Debt restructuring to help India Inc to tide over Covid crisis: CEOs

The debt moratorium has helped many companies to conserve cash and re-start operations. Yet, CEOs say it isn't enough as consumer demand has not picked up to pre-Covid levels

debt resolution, IBC
The RBI had already announced debt moratorium for Indian corporates for six months | Illustration by Binay Saha
Dev Chatterjee Mumbai
4 min read Last Updated : Aug 06 2020 | 2:14 PM IST
The Reserve Bank of India’s plan to allow one-time debt restructuring and setting up an expert committee headed by former banker K V Kamath for corporate and personal loans resolution, will provide much-needed relief to Indian companies once the moratorium on loans ends this month.

A host of Indian companies led by airlines, hotels, travel and tourism, real estate and media are expected to fall into a financial crisis, as their cash flows dried up due to the nationwide lockdown announced by the Indian government to contain the Coronavirus pandemic.

“We want to see immediate action by August end. Debt restructuring is important if the companies need to survive and do not lay off employees,” said the CEO of an airline asking not to be quoted.

RBI governor Shaktikanta Das said today that disruptions caused by Covid-19 have led to increased financial stress for all borrowers. “A large number of firms that otherwise maintain a good track record under existing promoters face the challenge of their debt burden becoming disproportionate, relative to their cash flow generation abilities. This can potentially impact their long-term viability and pose significant financial stability risks if it becomes widespread. Accordingly, it has been decided to provide a window under the June 7 Prudential Framework to enable lenders to implement a resolution plan in respect of eligible corporate exposures - without change in ownership - as well as personal loans, while classifying such exposures as standard assets, subject to specified conditions,” he said.

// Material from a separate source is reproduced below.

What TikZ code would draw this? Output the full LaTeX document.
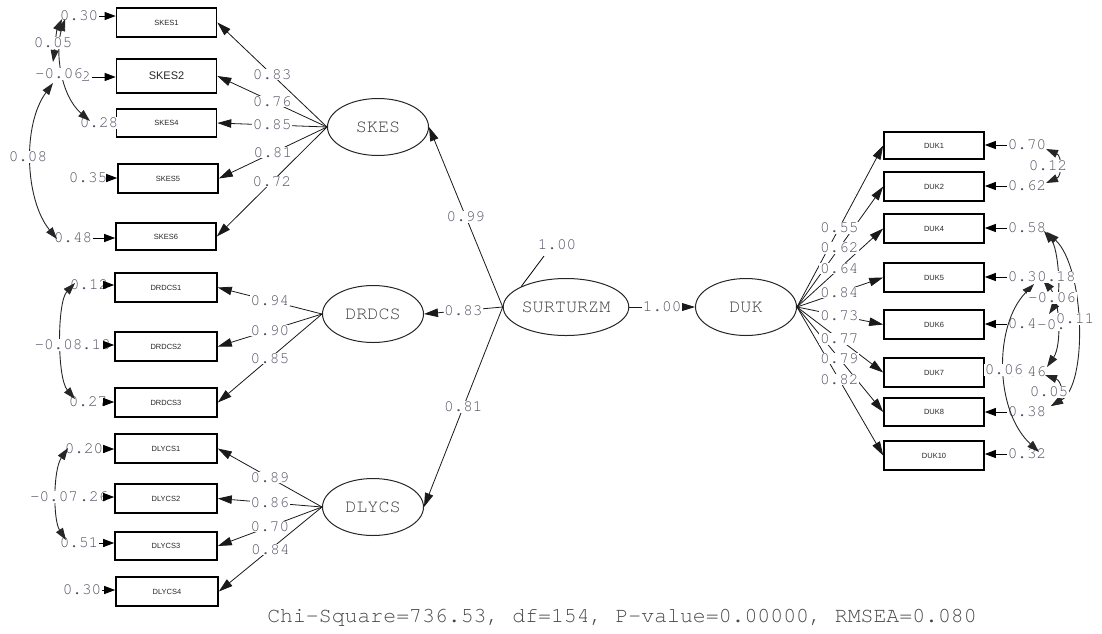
\documentclass[tikz,border=0pt]{standalone}
\usepackage{fontspec}
\setmainfont{Liberation Serif}
\newfontfamily\monof{TeX Gyre Cursor}
\newfontfamily\sansf{Liberation Sans}
\usetikzlibrary{shapes.geometric,arrows.meta}
\definecolor{labc}{RGB}{80,80,98}
\definecolor{elc}{RGB}{64,64,64}
\begin{document}
\begin{tikzpicture}[x=1pt,y=-1pt,
  obs/.style={draw=black,line width=1.6pt,minimum width=100pt,minimum height=28pt,inner sep=0pt,font=\sansf\fontsize{7.5}{7.5}\selectfont,text=black!85},
  lat/.style={ellipse,draw=black!85,line width=1pt,minimum width=101pt,minimum height=57pt,inner sep=0pt,font=\monof\fontsize{18.5}{18.5}\selectfont,text=elc},
  num/.style={font=\monof\fontsize{16}{16}\selectfont,text=labc,fill=white,inner sep=0.6pt},
  ld/.style={line width=0.8pt,draw=black!90,-{Triangle[length=14pt,width=8.5pt]}},
  er/.style={line width=1pt,-{Triangle[length=11pt,width=8pt]}},
  cv/.style={line width=0.9pt,draw=black!85,{Triangle[length=12pt,width=8pt]}-{Triangle[length=12pt,width=8pt]}},
]
\useasboundingbox (0,0) rectangle (1102,633);

% observed variables, left
\node[obs,minimum height=29pt] (s1) at (166.5,22.5) {SKES1};
\node[obs,minimum height=34pt,font=\sansf\fontsize{11}{11}\selectfont] (s2) at (166.5,76) {SKES2};
\node[obs,minimum height=28pt] (s4) at (166.5,123) {SKES4};
\node[obs,minimum height=29pt] (s5) at (168,178.5) {SKES5};
\node[obs,minimum height=27pt] (s6) at (166,236.5) {SKES6};
\node[obs,minimum height=29pt,minimum width=102pt] (d1) at (166,287.5) {DRDCS1};
\node[obs,minimum height=29pt,minimum width=102pt] (d2) at (166,346.5) {DRDCS2};
\node[obs,minimum height=29pt,minimum width=102pt] (d3) at (166,402.5) {DRDCS3};
\node[obs,minimum height=29pt,minimum width=102pt] (l1) at (166,448.5) {DLYCS1};
\node[obs,minimum height=29pt,minimum width=102pt] (l2) at (166,498.5) {DLYCS2};
\node[obs,minimum height=28pt,minimum width=102pt] (l3) at (166,546) {DLYCS3};
\node[obs,minimum height=29pt,minimum width=102pt] (l4) at (167,591.5) {DLYCS4};

% observed variables, right
\node[obs,minimum height=27pt] (u1) at (934,145.5) {DUK1};
\node[obs,minimum height=29pt] (u2) at (934,186.5) {DUK2};
\node[obs,minimum height=29pt] (u4) at (934,228.5) {DUK4};
\node[obs,minimum height=29pt] (u5) at (934,277.5) {DUK5};
\node[obs,minimum height=29pt] (u6) at (934,324.5) {DUK6};
\node[obs,minimum height=29pt] (u7) at (934,372.5) {DUK7};
\node[obs,minimum height=28pt] (u8) at (934,412) {DUK8};
\node[obs,minimum height=29pt] (u10) at (934,455.5) {DUK10};

% latent variables
\node[lat] (skes) at (378,127) {SKES};
\node[lat] (drdcs) at (373,314) {DRDCS};
\node[lat] (dlycs) at (373,507) {DLYCS};
\node[lat] (surt) at (566,307) {SURTURZM};
\node[lat] (duk) at (746,307) {DUK};

% loadings
\foreach \b in {s1,s2,s4,s5,s6} \draw[ld] (skes.west) -- (\b.east);
\foreach \b in {d1,d2,d3} \draw[ld] (drdcs.west) -- (\b.east);
\foreach \b in {l1,l2,l3,l4} \draw[ld] (dlycs.west) -- (\b.east);
\foreach \b in {u1,u2,u4,u5,u6,u7,u8,u10} \draw[ld] (duk.east) -- (\b.west);

% structural paths
\draw[ld] (surt.west) -- (skes.east);
\draw[ld] (surt.west) -- (drdcs.east);
\draw[ld] (surt.west) -- (dlycs.east);
\draw[ld] (surt.east) -- (duk.west);
\coordinate (se) at (544,256);
\draw[line width=0.8pt] (surt.north west) -- (se);
\node[num] (sev) at (557,245) {1.00};

% error variances, left
\node[num] (e1) at (79,16) {0.30};
\node[num] (e2) at (86,77) {2};
\node[num] (e4) at (99,123) {0.28};
\node[num] (e5) at (88,178) {0.35};
\node[num] (e6) at (73,238) {0.48};
\node[num] (ed1) at (89,285) {0.12};
\node[num] (ed2) at (91.5,345) {0.18};
\node[num] (ed3) at (88,402) {0.27};
\node[num] (el1) at (84,449) {0.20};
\node[num] (el2) at (89,497) {0.26};
\node[num] (el3) at (79,543) {0.51};
\node[num] (el4) at (82,590) {0.30};
\draw[er] (e1.east) -- (e1.east -| s1.west);
\draw[er] (e2.east) -- (e2.east -| s2.west);
\draw[er] (e5.east) -- (e5.east -| s5.west);
\draw[er] (e6.east) -- (e6.east -| s6.west);
\draw[er] (ed1.east) -- (ed1.east -| d1.west);
\draw[er] (ed2.east) -- (ed2.east -| d2.west);
\draw[er] (ed3.east) -- (ed3.east -| d3.west);
\draw[er] (el1.east) -- (el1.east -| l1.west);
\draw[er] (el2.east) -- (el2.east -| l2.west);
\draw[er] (el3.east) -- (el3.east -| l3.west);
\draw[er] (el4.east) -- (el4.east -| l4.west);

% error variances, right
\node[num,anchor=west] (f1) at (1007,145) {0.70};
\node[num,anchor=west] (f2) at (1007,186) {0.62};
\node[num,anchor=west] (f4) at (1007,228) {0.58};
\node[num,anchor=west] (f5) at (1007,277) {0.30};
\node[num,anchor=west] (f6) at (1007,324) {0.4};
\node[num,anchor=west] (f7) at (1007,372) {0.46};
\node[num,anchor=west] (f8) at (1007,412) {0.38};
\node[num,anchor=west] (f10) at (1007,454) {0.32};
\foreach \f/\b in {f1/u1,f2/u2,f4/u4,f5/u5,f6/u6,f7/u7,f8/u8,f10/u10}
  \draw[er] (\f.west) -- (\f.west -| \b.east);

% covariances, left
\draw[cv] (62,19) .. controls (56,32) and (55,48) .. (53,62);
\draw[cv] (65,19) .. controls (55,50) and (60,95) .. (90,121);
\draw[cv] (53,83) .. controls (22,125) and (25,200) .. (57,239);
\draw[cv] (75,283) .. controls (57,302) and (57,378) .. (75,399);
\draw[cv] (68,448) .. controls (53,470) and (53,520) .. (66,540);

% covariances, right
\draw[cv] (1046,149) .. controls (1062,156) and (1062,176) .. (1046,183);
\draw[cv] (1044,231) .. controls (1058,248) and (1062,295) .. (1049,314);
\draw[cv] (1043,280) .. controls (1060,300) and (1062,345) .. (1047,367);
\draw[cv] (1047,232) .. controls (1085,268) and (1088,385) .. (1051,406);
\draw[cv] (1045,375) .. controls (1062,381) and (1064,398) .. (1051,406);
\draw[cv] (1034,284) .. controls (994,325) and (994,410) .. (1039,452);

% loading labels
\foreach \b/\v in {s1/0.83,s2/0.76,s4/0.85,s5/0.81,s6/0.72}
  \path (skes.west) -- (\b.east) node[num,pos=0.5] {\v};
\foreach \b/\v in {d1/0.94,d2/0.90,d3/0.85}
  \path (drdcs.west) -- (\b.east) node[num,pos=0.5] {\v};
\foreach \b/\v in {l1/0.89,l2/0.86,l3/0.70,l4/0.84}
  \path (dlycs.west) -- (\b.east) node[num,pos=0.5] {\v};
\foreach \b/\v in {u1/0.55,u2/0.62,u4/0.64,u5/0.84,u6/0.73,u7/0.77,u8/0.79,u10/0.82}
  \path (duk.east) -- (\b.west) node[num,pos=0.49] {\v};
\path (surt.west) -- (skes.east) node[num,pos=0.5] {0.99};
\path (surt.west) -- (drdcs.east) node[num,pos=0.5] {0.83};
\path (surt.west) -- (dlycs.east) node[num,pos=0.5] {0.81};
\path (surt.east) -- (duk.west) node[num,pos=0.5] {1.00};

% covariance labels, left
\node[num] (c1) at (53,43) {0.05};
\node[num] (c2) at (59,74) {-0.06};
\node[num] (c3) at (28,157) {0.08};
\node[num] (c4) at (58.5,345) {-0.08};
\node[num] (c5) at (54,497) {-0.07};

% covariance labels, right
\node[num] (k1) at (1048,166) {0.12};
\node[num,anchor=west] (k2) at (1036.4,277) {0.18};
\node[num] (k3) at (1052,298) {-0.06};
\node[num,anchor=west] (k4) at (1036.4,325) {-0.};
\node[num] (k5) at (1075,319) {0.11};
\node[num] (k6) at (1049,392) {0.05};
\node[num] (k7) at (1004,370) {0.06};

% fit statistics
\node[font=\monof\fontsize{21.5}{21.5}\selectfont,text=black!72] (fit) at (622,618) {Chi-Square=736.53, df=154, P-value=0.00000, RMSEA=0.080};
\end{tikzpicture}
\end{document}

Ramesh Nair, CEO and Country Head (India), JLL, said that in response to the cumulative rate cut of 115 bps announced since February 2020, banks have already transmitted 70-90 bps in their home loan portfolio, being the fastest transmission. “Today's measures will continue to play a significant role to tide over the short-term challenges faced by the corporates and will give them a breather to focus on restarting their business operations. However, one-time restructuring of loans would have given the much needed respite to the real estate sector which has been facing headwinds due to the pandemic,” Nair said.

Nair said the real estate sector too is yet to see the full swing impact of measures announced earlier. The sector saw a decline in H1 2020 in residential sales across the top seven cities, while launches remained constrained on the back of bleak economic environment and muted consumer sentiment. However, recovery in the residential market is imminent and its green shoots would first emerge in the affordable and mid segments across top cities in the country. While economic growth is expected to be under pressure, he said.

The MPC committee also changed the weightage of priority sector lending (PSL) in favour of neglected districts and good news for start-ups and renewable energy sector is that these have been brought under PSL.

The crisis in the Indian corporate sector and need for relief can be gauged by the fact that the pace of contraction of industrial production, measured by the index of industrial production (IIP), moderated to negative 34.7 per cent in May from negative 57.6 per cent a month ago, with the easing of lockdowns in different parts of the country, the RBI said today.

All manufacturing sub-sectors, except pharmaceuticals, remained in negative territory. The output of core industries in June contracted for the fourth successive month though with a considerable moderation. The RBI’s business assessment index (BAI) for the first quarter of 2020-21 hit its lowest mark in the survey’s history. The manufacturing PMI remained in contraction, shrinking further to 46 in July from 47.2 in the preceding month.

The RBI had already announced debt moratorium for Indian corporates for six months as soon as the lockdown was announced. This helped many corporates to conserve cash and re-start their operations. Yet, CEOs say it is not enough as consumer demand has not picked up to pre-Covid level and they would need a helping hand.